Robby Bazinet started school this week. Now he has even more to tell about. His frogs and snakes seem to miss him, but they are all right, he says. There are a lot of frogs and toads this year. One leaps with every step we take. All

summer Bobby has introduced us to one or another frog, toad or snake each day as we walk past his yard to get the mail. His snakes are very personable creatures, and we've had good contact every afternoon.


Maggie Matthews is well into her first semester at Jefferson Community College. Buck Slate is busy in the hayfield having been warned by Leon that winter could be a hard one. Brenda, Erma, and the Marjories are canning, canning, canning. The scents of this autumn season are delicious. But it's time for us to go back to our other life in Princeton.


We leave a bit sadly June, however will be here almost before we can catch a breath, and the river will be flowing...on and on and on. I'm glad Buck took us all on a hayride last week, because this Sunday is a day to stay inside. The hayride has become a tradition at the end of squatter's picnic on Labor Day each year. Buck takes us, behind his tractor, on the nature trails, which have been on the island since long before any of us alive trekked along them. We start at the crossroads by the church,-and then, depending on Buck's mood that day, wind along the roads which take us to all the parts of the island. As each road dwindles off near the foot or the head of Grindstone, Buck's tractor knows the nature trails he has wandered over since he was a little boy.


Sometimes we go down the Howard-Smith road and off toward the Civil War cemetery up on the hill, or wind down to Salt's and Kitty's place to pet the horses, or maybe wend into Chet Taylor's acres to see how his asparagus bed is growing, The black-eyed susans I pulled up and brought back from that road last year to plant by our back door are bright and cheerful this very gray day, very much alive, thank you. We might go call on Manley and Mary Lou, or go over the little bridge where old-timers fish for bullheads in spring to visit the people who live on Canoe Point. We might stop to greet Judy "Bacci, the manager of the state-park.


Last Sunday, we went up past the Slate farm, past the cows in the pasture, past Erma's house, past Kenny Brabant's house, past Midriver, past the squash court (on the old Morgan farm), past Josephine Murray's hideaway, back behind the Heitekangas woods where, a few years ago, Olavie showed us a spring, and turned off just before we got to the road leading to Mattie Penannen's farm where Sylvia is living now, to cut along up the road to the old quartz pit.

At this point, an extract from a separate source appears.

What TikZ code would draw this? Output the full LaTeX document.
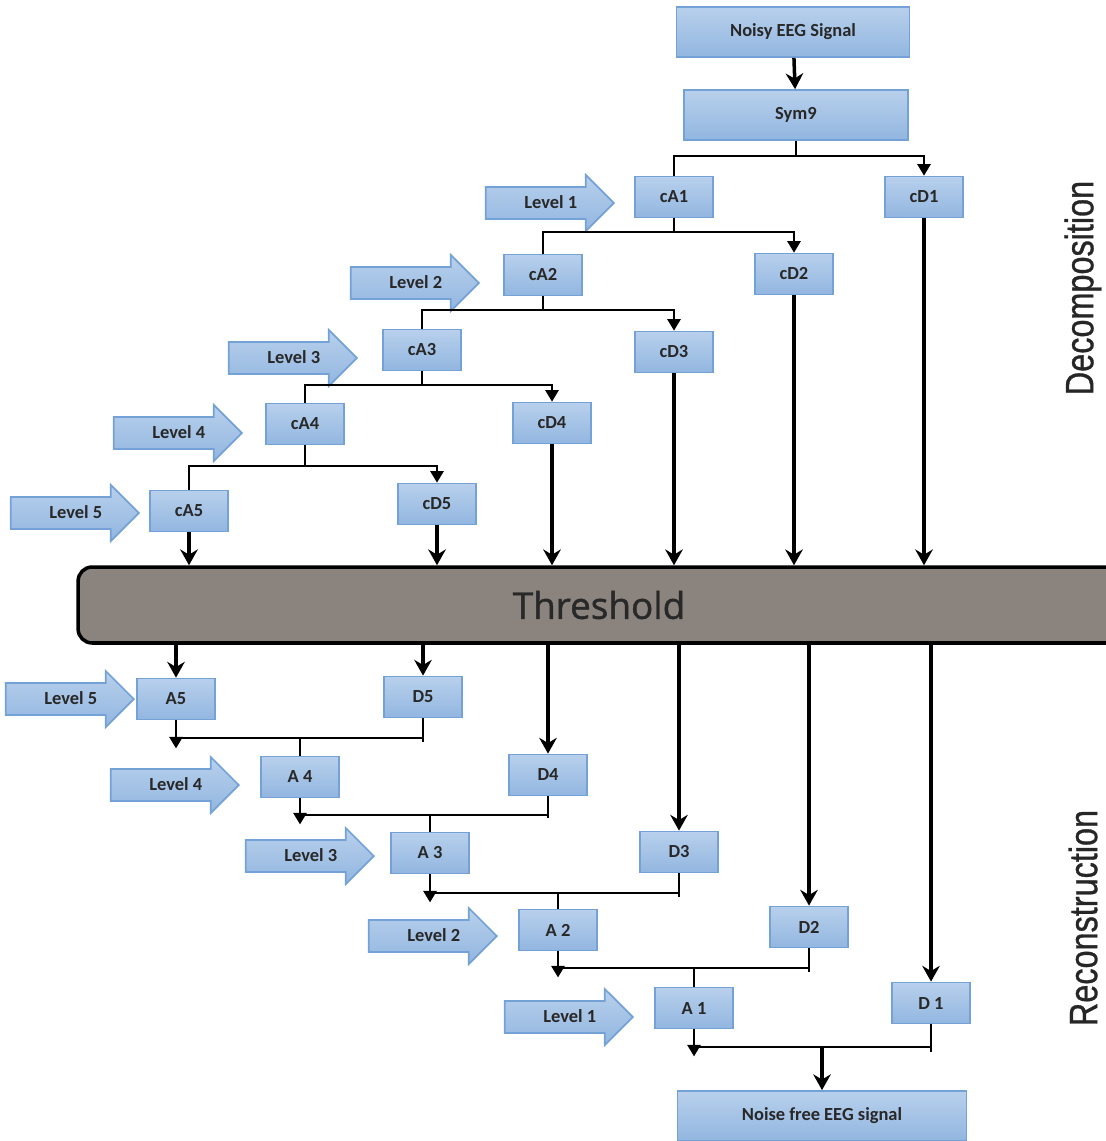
\documentclass[tikz,border=0pt]{standalone}
\usepackage{fontspec}
\setmainfont{Carlito}
\newfontfamily\threshfont[FakeBold=1.2]{Open Sans}
\newfontfamily\sidefont[FakeStretch=0.82,FakeBold=0.8]{Liberation Sans}
\usetikzlibrary{shapes.arrows,arrows.meta,calc}

\definecolor{boxtop}{RGB}{184,208,236}
\definecolor{boxbot}{RGB}{146,182,224}
\definecolor{boxline}{RGB}{116,162,214}
\definecolor{thrfill}{RGB}{138,131,126}
\definecolor{labtext}{RGB}{40,40,40}

\tikzset{
  coef/.style={draw=boxline, line width=1pt, top color=boxtop, bottom color=boxbot,
    text=labtext, font=\bfseries\fontsize{10.5}{12}\selectfont,
    minimum width=1.56cm, minimum height=0.82cm, inner sep=0pt},
  sigbox/.style={coef, minimum height=1cm},
  lvl/.style={single arrow, draw=boxline, line width=1pt, top color=boxtop, bottom color=boxbot,
    text=labtext, font=\bfseries\fontsize{10.5}{12}\selectfont,
    single arrow head extend=0.24cm, minimum height=2.56cm,
    text height=1.5ex, text depth=.3ex, inner ysep=0.15cm, inner xsep=0.1cm},
  link/.style={line width=1.1pt, black},
  linktip/.style={link, -{Triangle[length=6.5pt,width=7.5pt]}},
  heavy/.style={line width=2pt, black, -{Stealth[length=9pt,width=10pt,inset=3pt]}},
  side/.style={font=\sidefont\fontsize{22.5}{24}\selectfont, text=black!85, rotate=90}
}
\newcommand{\lvltext}[1]{\hspace*{0.36cm}#1}

\begin{document}
\begin{tikzpicture}[x=0.02cm,y=-0.02cm]
  \useasboundingbox (0,0) rectangle (1105,1141);

  % decomposition
  \node[sigbox, minimum width=4.66cm] (noisy) at (793,32) {Noisy EEG Signal};
  \node[sigbox, minimum width=4.48cm] (sym) at (796,115) {Sym9};
  \node[coef] (ca1) at (674,197) {cA1};
  \node[coef] (cd1) at (924,197) {cD1};
  \node[coef] (ca2) at (543,275) {cA2};
  \node[coef] (cd2) at (794,274) {cD2};
  \node[coef] (ca3) at (422,350) {cA3};
  \node[coef] (cd3) at (674,352) {cD3};
  \node[coef] (ca4) at (305,424) {cA4};
  \node[coef] (cd4) at (552,423) {cD4};
  \node[coef] (ca5) at (189,511) {cA5};
  \node[coef] (cd5) at (437,504) {cD5};

  \node[lvl, anchor=tip] (lu1) at (615,203) {\lvltext{Level 1}};
  \node[lvl, anchor=tip] (lu2) at (480,283) {\lvltext{Level 2}};
  \node[lvl, anchor=tip] (lu3) at (358,358) {\lvltext{Level 3}};
  \node[lvl, anchor=tip] (lu4) at (243,433) {\lvltext{Level 4}};
  \node[lvl, anchor=tip] (lu5) at (140,513) {\lvltext{Level 5}};

  \draw[heavy] (noisy) -- (sym);

  \coordinate (s0) at (796,156);
  \coordinate (s1) at (674,232);
  \coordinate (s2) at (543,310);
  \coordinate (s3) at (422,385);
  \coordinate (s4) at (305,466);
  \draw[link] (sym) -- (s0);
  \draw[link] (s0) -| (ca1);
  \draw[linktip] (s0) -| (cd1);
  \draw[link] (ca1) -- (s1);
  \draw[link] (s1) -| (ca2);
  \draw[linktip] (s1) -| (cd2);
  \draw[link] (ca2) -- (s2);
  \draw[link] (s2) -| (ca3);
  \draw[linktip] (s2) -| (cd3);
  \draw[link] (ca3) -- (s3);
  \draw[link] (s3) -| (ca4);
  \draw[linktip] (s3) -| (cd4);
  \draw[link] (ca4) -- (s4);
  \draw[link] (s4) -| (ca5);
  \draw[linktip] (s4) -| (cd5);

  % threshold
  \node[draw=black, line width=2pt, fill=thrfill, rounded corners=8pt,
    minimum width=20.84cm, minimum height=1.52cm, text=labtext,
    font=\threshfont\fontsize{21}{24}\selectfont] (thr) at (599,605) {Threshold};

  \draw[heavy] (ca5) -- (ca5 |- thr.north);
  \draw[heavy] (cd5) -- (cd5 |- thr.north);
  \draw[heavy] (cd4) -- (cd4 |- thr.north);
  \draw[heavy] (cd3) -- (cd3 |- thr.north);
  \draw[heavy] (cd2) -- (cd2 |- thr.north);
  \draw[heavy] (cd1) -- (cd1 |- thr.north);

  % reconstruction
  \node[coef] (a5) at (176,699) {A5};
  \node[coef] (d5) at (423,697) {D5};
  \node[coef] (a4) at (300,777) {A 4};
  \node[coef] (d4) at (548,775) {D4};
  \node[coef] (a3) at (430,853) {A 3};
  \node[coef] (d3) at (679,852) {D3};
  \node[coef] (a2) at (558,930) {A 2};
  \node[coef] (d2) at (809,927) {D2};
  \node[coef] (a1) at (694,1008) {A 1};
  \node[coef] (d1) at (931,1003) {D 1};
  \node[sigbox, minimum width=5.78cm] (clean) at (822,1116) {Noise free EEG signal};

  \node[lvl, anchor=tip] (ld5) at (135,699) {\lvltext{Level 5}};
  \node[lvl, anchor=tip] (ld4) at (240,785) {\lvltext{Level 4}};
  \node[lvl, anchor=tip] (ld3) at (375,856) {\lvltext{Level 3}};
  \node[lvl, anchor=tip] (ld2) at (498,936) {\lvltext{Level 2}};
  \node[lvl, anchor=tip] (ld1) at (634,1017) {\lvltext{Level 1}};

  \draw[heavy] (thr.south -| a5) -- (a5);
  \draw[heavy] (thr.south -| d5) -- (d5);
  \draw[heavy] (thr.south -| d4) -- (d4);
  \draw[heavy] (thr.south -| d3) -- (d3);
  \draw[heavy] (thr.south -| d2) -- (d2);
  \draw[heavy] (thr.south -| d1) -- (d1);

  \coordinate (r5) at (300,738);
  \coordinate (r4) at (430,815);
  \coordinate (r3) at (558,893);
  \coordinate (r2) at (694,968);
  \coordinate (r1) at (822,1047);
  \draw[link] (a5.south |- r5) -- (d5.south |- r5);
  \draw[linktip] (a5) -- ($(a5.south)+(0,28)$);
  \draw[link] (d5) -- ($(d5.south)+(0,24)$);
  \draw[link] (r5) -- (a4);
  \draw[link] (a4.south |- r4) -- (d4.south |- r4);
  \draw[linktip] (a4) -- ($(a4.south)+(0,26)$);
  \draw[link] (d4) -- ($(d4.south)+(0,22)$);
  \draw[link] (r4) -- (a3);
  \draw[link] (a3.south |- r3) -- (d3.south |- r3);
  \draw[linktip] (a3) -- ($(a3.south)+(0,28)$);
  \draw[link] (d3) -- ($(d3.south)+(0,24)$);
  \draw[link] (r3) -- (a2);
  \draw[link] (a2.south |- r2) -- (d2.south |- r2);
  \draw[linktip] (a2) -- ($(a2.south)+(0,26)$);
  \draw[link] (d2) -- ($(d2.south)+(0,24)$);
  \draw[link] (r2) -- (a1);
  \draw[link] (a1.south |- r1) -- (d1.south |- r1);
  \draw[linktip] (a1) -- ($(a1.south)+(0,27)$);
  \draw[link] (d1) -- ($(d1.south)+(0,28)$);
  \draw[heavy] (r1) -- (clean);

  % side labels
  \node[side] (dec) at (1083,288) {Decomposition};
  \node[side] (rec) at (1083,918) {Reconstruction};
\end{tikzpicture}
\end{document}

There Buck stopped for a while and everyone piled off to go down into the woods to look once more into the "old silver mine." (Silver, Emmet Dodge said, is often found where there is quartz.) Buck says the cave goes way back under the road, but none of us ventures any father than the mouth. It's a little fearsome! Tommy Leanna brought his hammer along and came back to the wagon with a great big piece of quartz. Just about every kid had a little chunk to show. Then we all climbed back into the hay and wound along the road past the schoolhouse back to the church,   

Squatter's picnic is a wonderful end-of-summer celebration. Here where it all started...up there in the pleasant village of old Thurso. I will say good-bye for this year.


On Sunday afternoon Buck said, if we get a good south wind, it'll blow the water right back on through, and by evening the swimming rock was under about as much water as it was in July. By Monday morning, however, the old River had taken its rest at the classy autumn water line.


We go back to Princeton on Thursday, but next spring when the warblers return to the willow tree, we'll be back to Toad Hall, and I will join Ratty in his swim each day across our bay at sunset. For the last two weeks, I have been remembering the beauty of snow in the North Country. Greg Lago has done a picture book of a snow day, and asked me to put what he sees into words. I've had a lovely time putting myself into his charming scenes, and remembering the quiet warmth, the wonderful, leisurely stretch of time a snow day bequeaths to a family. Maybe before too long, Greg can get it on the bookshelves over at Mrs. Corbin's shop. So I'll think of you all this winter with some longing to be here with you as you settle into the quiet season.  So it is.